CORTLAND Board approves grade location move



The district began its grade-level change this year with the elementaries.
By MIKE VAN CLEAVE
VINDICATOR CORRESPONDENT
CORTLAND -- Beginning next school year, Lakeview High School will no longer have eighth-graders scurrying about to find their classes.
After more than a year of planning, the Lakeview Board of Education agreed Monday night to implement the second part of a grade-level change for Lakeview schools that will expand grades on the elementary level and cut the eighth grade from the high school level.
"There has always been a sentiment among parents that fifth-graders don't belong in middle school and eighth-graders don't belong in high school," Superintendent Matthew Chojnacki said.

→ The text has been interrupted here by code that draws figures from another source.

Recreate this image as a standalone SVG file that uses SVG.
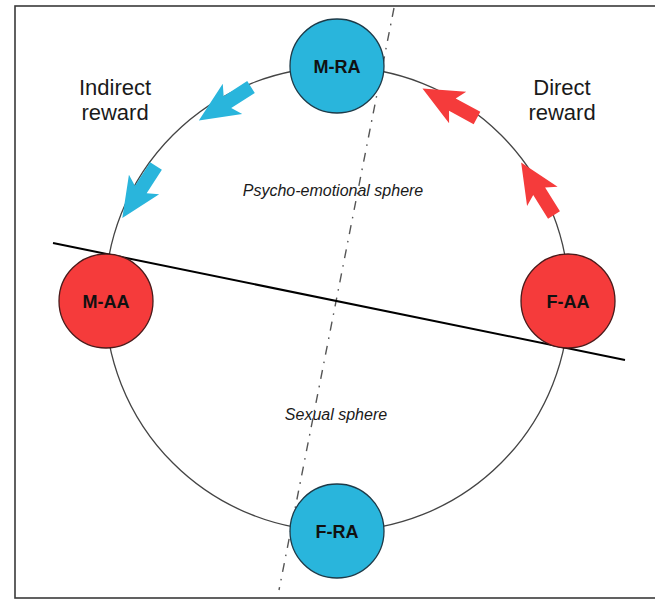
<svg xmlns="http://www.w3.org/2000/svg" width="655" height="599" viewBox="0 0 655 599">
<style>
.frame{fill:none;stroke:#3a3a3a;stroke-width:1.6}
.ring{fill:none;stroke:#444;stroke-width:1.3}
.divider{stroke:#000;stroke-width:2;fill:none}
.axis{stroke:#555;stroke-width:1.4;fill:none;stroke-dasharray:9 7 1.6 7}
.blue{fill:#29b5dc;stroke:#1d3a48;stroke-width:1.3}
.red{fill:#f53b3b;stroke:#4a1a1a;stroke-width:1.3}
.lbl{font-family:"Liberation Sans",Arial,sans-serif;font-weight:bold;font-size:18px;fill:#111;text-anchor:middle}
.big{font-family:"Liberation Sans",Arial,sans-serif;font-size:22px;fill:#1a1a1a;text-anchor:middle}
.sph{font-family:"Liberation Sans",Arial,sans-serif;font-style:italic;font-size:16px;fill:#1a1a1a;text-anchor:middle}
.ab{fill:#29b5dc}
.ar{fill:#f53b3b}
</style>
<defs>
<path id="arr" d="M0,-7 L28,-7 L22,-18 L62,0 L22,18 L28,7 L0,7 Z"/>
</defs>
<rect class="frame" x="15" y="6" width="660" height="592"/>
<g id="connectors">
<circle class="ring" cx="337" cy="299" r="232"/>
<line class="axis" x1="394" y1="8" x2="279" y2="590"/>
<line class="divider" x1="53" y1="243" x2="625" y2="360"/>
<use href="#arr" class="ab" transform="translate(251,87) rotate(147.3)"/>
<use href="#arr" class="ab" transform="translate(156,166) rotate(122.9)"/>
<use href="#arr" class="ar" transform="translate(477,118) rotate(-151.6)"/>
<use href="#arr" class="ar" transform="translate(554,215) rotate(-122)"/>
</g>
<g id="M-RA"><circle class="blue" cx="337" cy="66" r="47"/><text class="lbl" x="337" y="73">M-RA</text></g>
<g id="F-RA"><circle class="blue" cx="337" cy="531" r="47"/><text class="lbl" x="337" y="538">F-RA</text></g>
<g id="M-AA"><circle class="red" cx="106" cy="301" r="47"/><text class="lbl" x="106" y="308">M-AA</text></g>
<g id="F-AA"><circle class="red" cx="568" cy="301" r="47"/><text class="lbl" x="568" y="308">F-AA</text></g>
<g id="labels">
<text class="big" x="115" y="95">Indirect</text>
<text class="big" x="115" y="120">reward</text>
<text class="big" x="562" y="95">Direct</text>
<text class="big" x="562" y="120">reward</text>
<text class="sph" x="333" y="196">Psycho-emotional sphere</text>
<text class="sph" x="336" y="420">Sexual sphere</text>
</g>
</svg>
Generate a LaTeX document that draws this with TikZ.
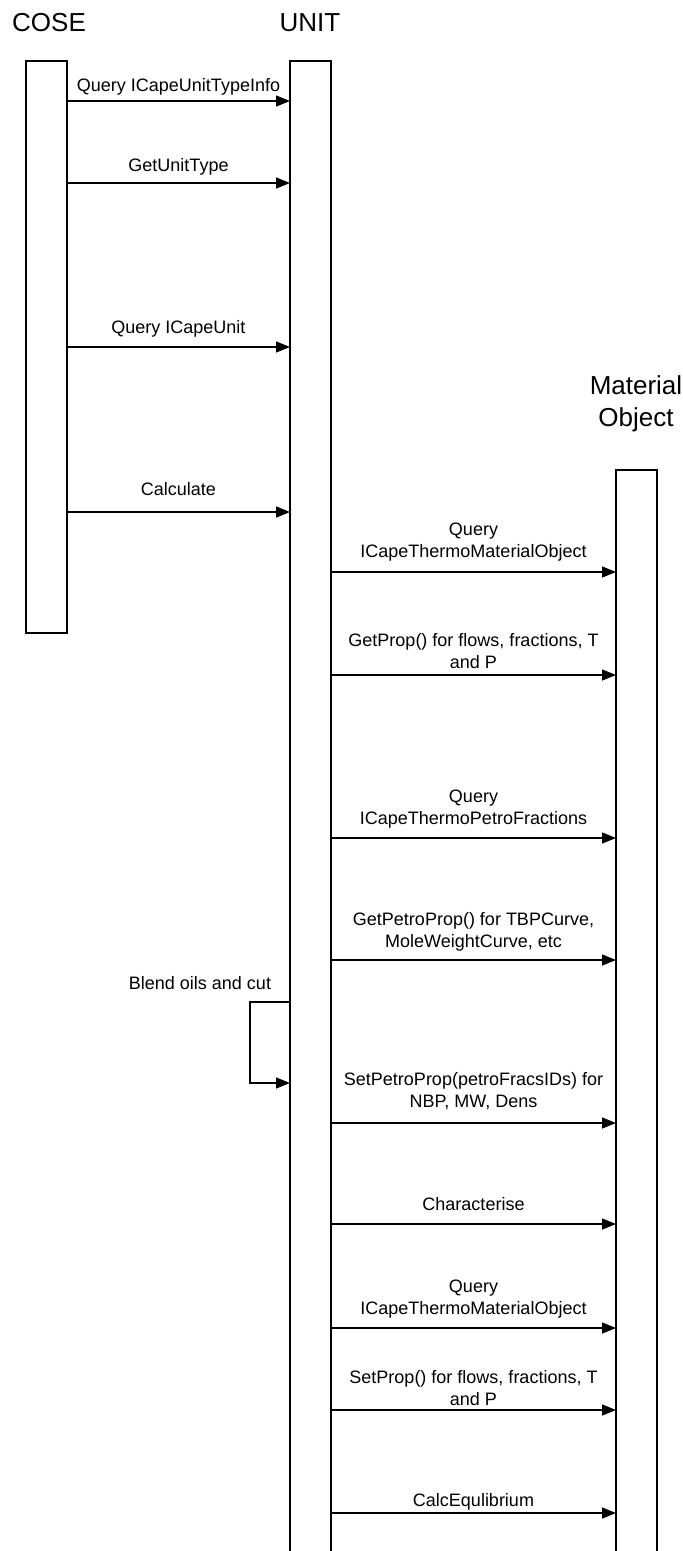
\documentclass[tikz,border=0pt]{standalone}
\usepackage{fontspec}
\setmainfont{Liberation Sans}
\usetikzlibrary{arrows.meta}
\tikzset{
  life/.style={draw, line width=1.4pt, fill=white, minimum width=41pt, inner sep=0pt, outer sep=0pt},
  msg/.style={line width=1.4pt, -{Triangle[length=14pt,width=11pt]}},
  lbl/.style={font=\fontsize{18pt}{22pt}\selectfont, align=center, inner sep=0pt},
  head/.style={font=\fontsize{26pt}{32pt}\selectfont, align=center, inner sep=0pt}
}
\begin{document}
\begin{tikzpicture}[x=1pt,y=-1pt]
\useasboundingbox (0,0) rectangle (683,1551);
% heads
\node[head] (hcose) at (49,23) {COSE};
\node[head] (hunit) at (310,23) {UNIT};
\node[head] (hmat) at (636,404) {Material\\Object};
% lifelines
\node[life, minimum height=572pt] (cose) at (46.5,347) {};
\node[life, minimum height=1510pt] (unit) at (310.5,816) {};
\node[life, minimum height=1100pt] (mat) at (636.5,1020) {};
% COSE -> UNIT
\node[lbl, anchor=base] (l1) at (178.5,91) {Query ICapeUnitTypeInfo};
\draw[msg] (cose.east |- 0,101) -- (unit.west |- 0,101);
\node[lbl, anchor=base] (l2) at (178.5,171) {GetUnitType};
\draw[msg] (cose.east |- 0,183) -- (unit.west |- 0,183);
\node[lbl, anchor=base] (l3) at (178.5,333) {Query ICapeUnit};
\draw[msg] (cose.east |- 0,347) -- (unit.west |- 0,347);
\node[lbl, anchor=base] (l4) at (178.5,495) {Calculate};
\draw[msg] (cose.east |- 0,512) -- (unit.west |- 0,512);
% UNIT -> Material Object
\node[lbl, anchor=base] (m1) at (473.5,557) {Query\\ICapeThermoMaterialObject};
\draw[msg] (unit.east |- 0,572) -- (mat.west |- 0,572);
\node[lbl, anchor=base] (m2) at (473.5,668) {GetProp() for flows, fractions, T\\and P};
\draw[msg] (unit.east |- 0,675) -- (mat.west |- 0,675);
\node[lbl, anchor=base] (m3) at (473.5,824) {Query\\ICapeThermoPetroFractions};
\draw[msg] (unit.east |- 0,838) -- (mat.west |- 0,838);
\node[lbl, anchor=base] (m4) at (473.5,947) {GetPetroProp() for TBPCurve,\\MoleWeightCurve, etc};
\draw[msg] (unit.east |- 0,960) -- (mat.west |- 0,960);
% self loop
\node[lbl, anchor=base] (bl) at (200,989) {Blend oils and cut};
\coordinate (lpA) at (250,1002);
\coordinate (lpB) at (250,1083);
\draw[msg] (unit.west |- lpA) -- (lpA) -- (lpB) -- (unit.west |- lpB);
\node[lbl, anchor=base] (m5) at (473.5,1107) {SetPetroProp(petroFracsIDs) for\\NBP, MW, Dens};
\draw[msg] (unit.east |- 0,1123) -- (mat.west |- 0,1123);
\node[lbl, anchor=base] (m6) at (473.5,1210) {Characterise};
\draw[msg] (unit.east |- 0,1224) -- (mat.west |- 0,1224);
\node[lbl, anchor=base] (m7) at (473.5,1314) {Query\\ICapeThermoMaterialObject};
\draw[msg] (unit.east |- 0,1328) -- (mat.west |- 0,1328);
\node[lbl, anchor=base] (m8) at (473.5,1405) {SetProp() for flows, fractions, T\\and P};
\draw[msg] (unit.east |- 0,1410) -- (mat.west |- 0,1410);
\node[lbl, anchor=base] (m9) at (473.5,1506) {CalcEqulibrium};
\draw[msg] (unit.east |- 0,1513) -- (mat.west |- 0,1513);
\end{tikzpicture}
\end{document}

Last year, the elementary schools were responsible for pupils in kindergarten through fourth grade, the middle school had pupils in grades five through seven, and the high school had pupils from grades eight through 12.
Chojnacki said the change next year will make the grade levels more like school districts in surrounding areas: The high school will have grades nine through 12, elementary schools will have grades kindergarten through five, and the middle school will have grades six through eight.
The change is part of a two-part plan to get "better utilization of staff and buildings," the superintendent said.
Dividing elementaries
Before this year, the school district's two elementary schools -- Bazetta Elementary and Cortland Elementary -- were both for pupils in kindergarten through fourth grade.
Part one of the plan, which began this year, designated Bazetta Elementary for all pupils in kindergarten through second grade and Cortland Elementary for pupils in grades three and four.
The plan has not been without its challenges, however.
Chojnacki and district Treasurer Milt Williams said the district had to make substantial changes to busing routes.
Dawn Olejnik, a parent of three district children, was unhappy with the busing changes because her son, who is in the fifth grade, has to walk 1,500 feet through a wooded area to get to his bus stop.
Olejnik, who lives on a dead-end road, said her two daughters, who both attend Bazetta Elementary, are picked up in front of her home every day as was her son before the change.
She said the walk down the unpopulated street is a risk to her son's health because if he fell and hurt himself no one would be around to help him.
Chojnacki and Williams said that they would address her complaint to see if it has merit.
The board will meet again Dec. 1 to vote on placing a tax levy on the March primary ballot.